One of the main complaints I hear from my students is “I can’t write three to five pages!”
Well, no. Not the way most of them write. Most of what I see coming into my class is no more fleshed out than an outline, not really an essay. So, what’s the secret? The secret is in thorough development.
Development is actually really simple. It’s a paragraph level writing tool, unlike focus and organization, which are more overall tools. Good development is made up of claims, evidence, and elaboration.
Your claim is your paragraph’s topic sentence. For that, you need to go back to your thesis statement–your overall clam with reasons. Those reasons form the topic sentences for the main body paragraphs. You may have a subclaim or two to flesh out, but your main topic sentence is one of the reasons listed in your thesis statement. Start your paragraph with a sentence or two making your claims. Then, you move on to your evidence.
So, what kind of evidence do you need? That depends. There’s hard evidence, and soft evidence. Hard evidence consists of facts, figures, and statistics. Basically, you find a lot of this either by having a lot of technical knowledge on the topic you’re writing about, or you do research to find it (more on finding reliable sources in a future post). Soft evidence is anecdotes–stories from your experience, or from other people’s. Hypothetical examples also fit in soft evidence. Most of the time, you’ll need both kinds of evidence to truly convince your readers. You’ll need about three to six sentences of hard or soft evidence per paragraph (and it’s best to combine both). Then, you elaborate on your evidence.
What do I mean by elaborate on the evidence? Well, how often do you say something to someone else that you think proves a point, only to have them come to a completely different conclusion? You can easily avoid that in writing by explaining, in eight to ten sentences interspersed between your evidence, exactly how your bits of evidence illustrate the initial claim you made in your paragraph’s topic sentence. Walk your readers through the logic chain that you see connecting your evidence to your claims.
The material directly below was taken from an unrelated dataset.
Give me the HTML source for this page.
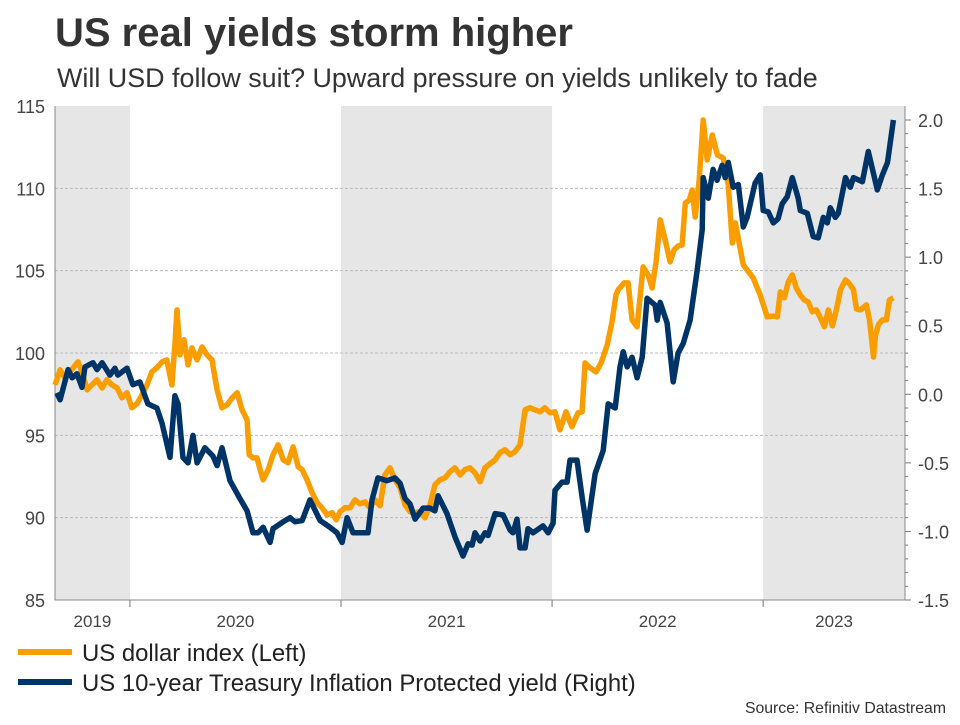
<!DOCTYPE html>
<html><head><meta charset="utf-8"><style>
body{margin:0;background:#fff;width:960px;height:720px;overflow:hidden;font-family:"Liberation Sans",sans-serif}
</style></head><body>
<svg id="chart" width="960" height="720" viewBox="0 0 960 720" xmlns="http://www.w3.org/2000/svg" font-family="Liberation Sans, sans-serif">
<text x="55" y="46" font-size="40" font-weight="bold" fill="#333">US real yields storm higher</text>
<text x="57" y="87" font-size="26.9" fill="#333">Will USD follow suit? Upward pressure on yields unlikely to fade</text>
<g id="plot"></g>
<g>
<line x1="18" y1="652" x2="72" y2="652" stroke="#f99d00" stroke-width="6"/>
<text x="82" y="661" font-size="23.9" fill="#222">US dollar index (Left)</text>
<line x1="18" y1="682" x2="72" y2="682" stroke="#003466" stroke-width="6"/>
<text x="82" y="691" font-size="23.9" fill="#222">US 10-year Treasury Inflation Protected yield (Right)</text>
</g>
<text x="946" y="713" font-size="15.8" fill="#333" text-anchor="end">Source: Refinitiv Datastream</text>
</svg>
<script>
const usdDates=[2019.645,2019.669,2019.692,2019.716,2019.754,2019.773,2019.797,2019.820,2019.844,2019.868,2019.891,2019.915,2019.939,2019.962,2019.986,2020.009,2020.033,2020.057,2020.081,2020.104,2020.128,2020.152,2020.175,2020.199,2020.213,2020.223,2020.237,2020.256,2020.275,2020.294,2020.318,2020.342,2020.365,2020.389,2020.413,2020.436,2020.460,2020.484,2020.508,2020.531,2020.555,2020.565,2020.583,2020.602,2020.617,2020.631,2020.655,2020.678,2020.702,2020.726,2020.749,2020.773,2020.797,2020.816,2020.839,2020.863,2020.887,2020.910,2020.934,2020.958,2020.977,2020.995,2021.019,2021.043,2021.066,2021.090,2021.114,2021.137,2021.161,2021.185,2021.208,2021.232,2021.256,2021.280,2021.303,2021.327,2021.351,2021.374,2021.398,2021.422,2021.445,2021.469,2021.493,2021.516,2021.540,2021.564,2021.587,2021.611,2021.635,2021.659,2021.682,2021.706,2021.730,2021.753,2021.777,2021.801,2021.824,2021.848,2021.872,2021.895,2021.919,2021.943,2021.966,2021.990,2022.014,2022.037,2022.066,2022.094,2022.123,2022.142,2022.156,2022.180,2022.208,2022.232,2022.261,2022.284,2022.303,2022.313,2022.341,2022.360,2022.379,2022.403,2022.431,2022.455,2022.474,2022.493,2022.512,2022.536,2022.559,2022.578,2022.597,2022.616,2022.631,2022.650,2022.664,2022.678,2022.697,2022.716,2022.735,2022.759,2022.783,2022.811,2022.835,2022.854,2022.868,2022.906,2022.953,2022.986,2023.019,2023.048,2023.067,2023.081,2023.100,2023.119,2023.138,2023.157,2023.176,2023.195,2023.214,2023.233,2023.252,2023.271,2023.290,2023.309,2023.328,2023.347,2023.366,2023.390,2023.409,2023.428,2023.442,2023.461,2023.489,2023.504,2023.523,2023.532,2023.546,2023.565,2023.584,2023.598,2023.617];
const usdValues=[98.06,98.98,98.49,98.85,99.46,98.85,97.76,98.06,98.37,97.88,98.37,98.06,97.88,97.28,97.58,96.67,96.91,97.46,98.06,98.85,99.10,99.46,99.58,98.06,100.49,102.62,99.89,100.80,99.28,100.31,99.58,100.37,99.89,99.58,97.76,96.67,96.85,97.28,97.58,96.55,95.94,93.82,93.63,93.63,92.91,92.30,92.91,93.82,94.42,93.51,93.33,94.30,93.09,92.91,92.30,91.51,90.90,90.60,90.17,90.30,89.87,90.36,90.60,90.60,91.08,90.84,90.96,90.60,91.08,90.72,92.60,93.03,92.30,91.81,90.78,90.36,90.30,90.36,89.99,90.78,91.99,92.30,92.42,92.78,93.03,92.60,92.91,93.03,92.72,92.18,93.03,93.27,93.51,93.94,94.12,93.82,94.00,94.42,96.55,96.67,96.55,96.43,96.67,96.37,96.43,95.33,96.43,95.52,96.37,96.43,99.40,99.10,98.85,99.40,100.49,101.89,103.53,103.83,104.26,104.26,102.01,101.59,105.23,104.74,103.95,105.53,108.08,106.87,105.53,106.26,106.50,106.56,109.11,109.29,109.90,108.26,110.51,114.15,111.72,113.24,112.03,111.84,110.20,106.68,107.90,105.35,104.56,103.53,102.19,102.25,102.19,103.71,103.35,104.32,104.74,103.95,103.53,103.22,103.10,102.50,102.62,102.13,101.59,102.62,101.65,102.62,103.83,104.44,104.20,103.83,102.68,102.62,102.92,102.01,99.76,101.04,101.71,102.01,102.01,103.22,103.35];
const tipsDates=[2019.654,2019.669,2019.707,2019.726,2019.749,2019.773,2019.787,2019.825,2019.844,2019.868,2019.905,2019.929,2019.943,2019.986,2020.014,2020.047,2020.085,2020.128,2020.152,2020.190,2020.213,2020.228,2020.251,2020.275,2020.299,2020.318,2020.355,2020.393,2020.413,2020.436,2020.474,2020.521,2020.555,2020.583,2020.607,2020.631,2020.664,2020.678,2020.726,2020.759,2020.782,2020.816,2020.853,2020.901,2020.948,2020.981,2021.005,2021.029,2021.057,2021.104,2021.128,2021.147,2021.175,2021.218,2021.256,2021.280,2021.303,2021.327,2021.351,2021.389,2021.422,2021.445,2021.460,2021.502,2021.540,2021.578,2021.602,2021.621,2021.635,2021.659,2021.682,2021.697,2021.730,2021.768,2021.801,2021.815,2021.834,2021.848,2021.872,2021.886,2021.910,2021.957,2021.981,2022.005,2022.014,2022.047,2022.071,2022.085,2022.118,2022.142,2022.166,2022.204,2022.242,2022.266,2022.299,2022.322,2022.337,2022.356,2022.379,2022.403,2022.427,2022.450,2022.488,2022.498,2022.512,2022.545,2022.574,2022.597,2022.621,2022.654,2022.687,2022.711,2022.716,2022.740,2022.763,2022.782,2022.806,2022.820,2022.835,2022.858,2022.882,2022.906,2022.924,2022.962,2022.986,2023.000,2023.024,2023.048,2023.071,2023.090,2023.114,2023.138,2023.166,2023.176,2023.209,2023.237,2023.261,2023.285,2023.304,2023.318,2023.342,2023.356,2023.390,2023.413,2023.428,2023.470,2023.498,2023.541,2023.565,2023.589,2023.617];
const tipsValues=[0.01,-0.04,0.18,0.12,0.15,0.05,0.20,0.23,0.18,0.23,0.14,0.19,0.14,0.19,0.07,0.09,-0.07,-0.10,-0.21,-0.46,-0.01,-0.07,-0.46,-0.50,-0.30,-0.50,-0.39,-0.45,-0.52,-0.39,-0.63,-0.76,-0.85,-1.01,-1.01,-0.97,-1.08,-0.98,-0.93,-0.90,-0.93,-0.92,-0.77,-0.92,-0.97,-1.01,-1.08,-0.90,-1.01,-1.01,-1.01,-0.77,-0.61,-0.63,-0.61,-0.65,-0.76,-0.80,-0.91,-0.83,-0.83,-0.85,-0.74,-0.87,-1.04,-1.18,-1.09,-1.10,-1.01,-1.07,-1.01,-1.03,-0.87,-0.88,-0.99,-1.01,-0.91,-1.12,-1.12,-0.98,-1.01,-0.96,-1.01,-0.94,-0.70,-0.64,-0.64,-0.48,-0.48,-0.75,-0.99,-0.58,-0.41,-0.07,-0.10,0.20,0.31,0.20,0.27,0.12,0.27,0.70,0.65,0.54,0.67,0.52,0.09,0.30,0.37,0.54,0.90,1.20,1.58,1.43,1.64,1.56,1.67,1.58,1.69,1.51,1.53,1.22,1.29,1.54,1.60,1.34,1.33,1.25,1.28,1.39,1.44,1.58,1.43,1.34,1.32,1.15,1.14,1.29,1.25,1.36,1.29,1.32,1.58,1.51,1.58,1.55,1.77,1.49,1.60,1.69,2.00];
const leftTicks=[85,90,95,100,105,110,115];
const rightTicks=[-1.5,-1.0,-0.5,0.0,0.5,1.0,1.5,2.0];
const rightTickLabels=["-1.5","-1.0","-0.5","0.0","0.5","1.0","1.5","2.0"];
const yearLabels=["2019","2020","2021","2022","2023"];
const yearStarts=[2019,2020,2021,2022,2023];
const shadedYears=[2019,2021,2023];

const L=55,R=905,T=106,B=600,x0=2019.645,x1=2023.672;
const xs=t=>L+(t-x0)/(x1-x0)*(R-L);
const yl=v=>B-(v-85)/30*(B-T);
const yr=v=>B-(v+1.5)/3.5*(B-120);
const NS='http://www.w3.org/2000/svg';
const g=document.getElementById('plot');
function mk(tag,attrs){const e=document.createElementNS(NS,tag);for(const k in attrs)e.setAttribute(k,attrs[k]);g.appendChild(e);return e;}
shadedYears.forEach(yy=>{
  const a=Math.max(L,xs(yy)),b=Math.min(R,xs(yy+1));
  const r=mk('rect',{x:a,y:T,width:b-a,height:B-T,fill:'#e6e6e6'});
  
  
});
leftTicks.forEach((v,i)=>{
  if(v>85&&v<115){const l=mk('line',{x1:L,x2:R,y1:yl(v),y2:yl(v),stroke:'#bbb','stroke-dasharray':'3,2','stroke-width':1});
  
  }
  const t=mk('text',{x:45,y:yl(v)+7,'font-size':18,fill:'#444','text-anchor':'end'});t.textContent=v;
  
  
});
rightTicks.forEach((v,i)=>{
  const t=mk('text',{x:918,y:yr(v)+7,'font-size':18,fill:'#444'});t.textContent=rightTickLabels[i];
  
  
  const k=mk('line',{x1:R,x2:R+6,y1:yr(v),y2:yr(v),stroke:'#777'});
  
  
  if(i<rightTicks.length-1){for(let j=1;j<5;j++){const m=mk('line',{x1:R,x2:R+3,y1:yr(v+j*0.1),y2:yr(v+j*0.1),stroke:'#777'});
  
  }}
});
yearLabels.forEach((s,i)=>{
  const a=Math.max(L,xs(yearStarts[i])),b=Math.min(R,xs(yearStarts[i]+1));
  const t=mk('text',{x:(a+b)/2,y:627,'font-size':17,fill:'#444','text-anchor':'middle'});t.textContent=s;
  
  
  if(i>0){const k=mk('line',{x1:xs(yearStarts[i]),x2:xs(yearStarts[i]),y1:B,y2:B+7,stroke:'#777'});
  
  }
});
const ax=mk('path',{d:`M${L},${T}V${B}H${R}V${T}`,fill:'none',stroke:'#888','stroke-width':1});


const pd=(d,v,f)=>d.map((t,i)=>(i?'L':'M')+xs(t).toFixed(1)+','+f(v[i]).toFixed(1)).join('');
const p1=mk('path',{d:pd(usdDates,usdValues,yl),fill:'none',stroke:'#f99d00','stroke-width':5.5,'stroke-linejoin':'round'});


const p2=mk('path',{d:pd(tipsDates,tipsValues,yr),fill:'none',stroke:'#003466','stroke-width':5.5,'stroke-linejoin':'round'});


</script>
</body></html>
So, altogether, each paragraph will have between one and three sentences of claim, three to six sentences of evidence, and six to ten sentences of elaboration on your evidence. Do you see a pattern? You need approximately twice as much evidence as claim, and about twice as much elaboration as evidence. Each paragraph needs between ten and twenty sentences.
That means a single paragraph will be at least half to three quarters of a page long, double-spaced. And with full development on three main points, you’ve got a much stronger paper that meets the minimum requirement easily, if you’re writing for a class, and clearly makes your point even if you’re not.